Why were the Kinks banned from playing the United States in the ’60s?

Some things went well on the Kinks’ first American tour, in the summer of 1965: the band discovered the pleasures of pizza, malted milkshakes, and buxom groupies. But the band was in turmoil; earlier that year, guitarist Dave Davies and drummer Mick Avory had a fight onstage in Wales, which started with Davies spitting at Avory and ended with Avory hitting Davies over the head with the pedal to his high-hat cymbal. So none of the Kinks were speaking to each other, and on any given night, the band’s management wasn’t sure how the Kinks would behave: whether they would do a full show, or come to blows, or treat the audience to a 45-minute version of “You Really Got Me” (as the band’s road manager says they did on one evening, although a roadie insists they didn’t play the song for the entire show).
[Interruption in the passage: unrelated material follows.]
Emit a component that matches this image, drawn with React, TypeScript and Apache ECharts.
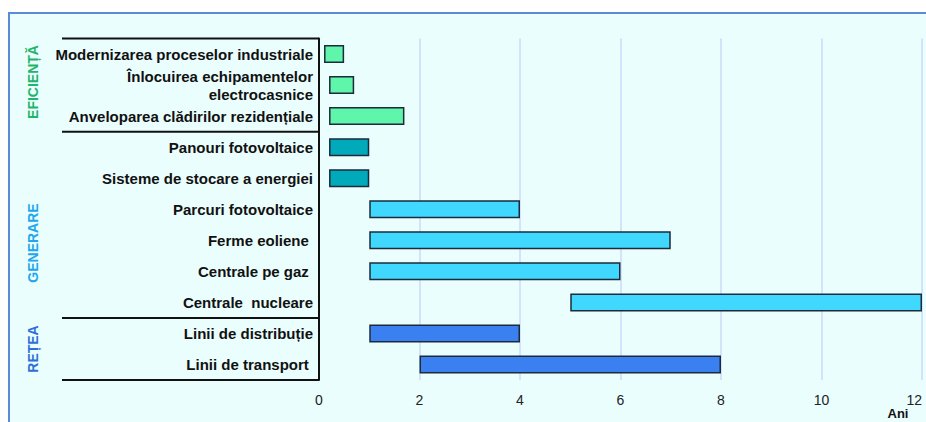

Although singer Ray Davies has called tales of the Kinks’ American misbehavior “character assassination, [a] plot to destroy us,” sources close to the band confirm that they found trouble wherever they went, at least some of it of their own making. The band skipped a show in Sacramento, Ray Davies punched a union official who kept insinuating that England was already as good as Communist, and they appeared on a Dick Clark special for NBC without paying their mandatory dues to the American Federation of Television and Recording Artists. The upshot was the Federation blacklisted them–although they never gave a specific reason as to why–and the Kinks could not return to the States for over four years. Years later, Davies mused, “In many respects, that ridiculous ban took away the best years of the Kinks’ career when the original band was performing at its peak.”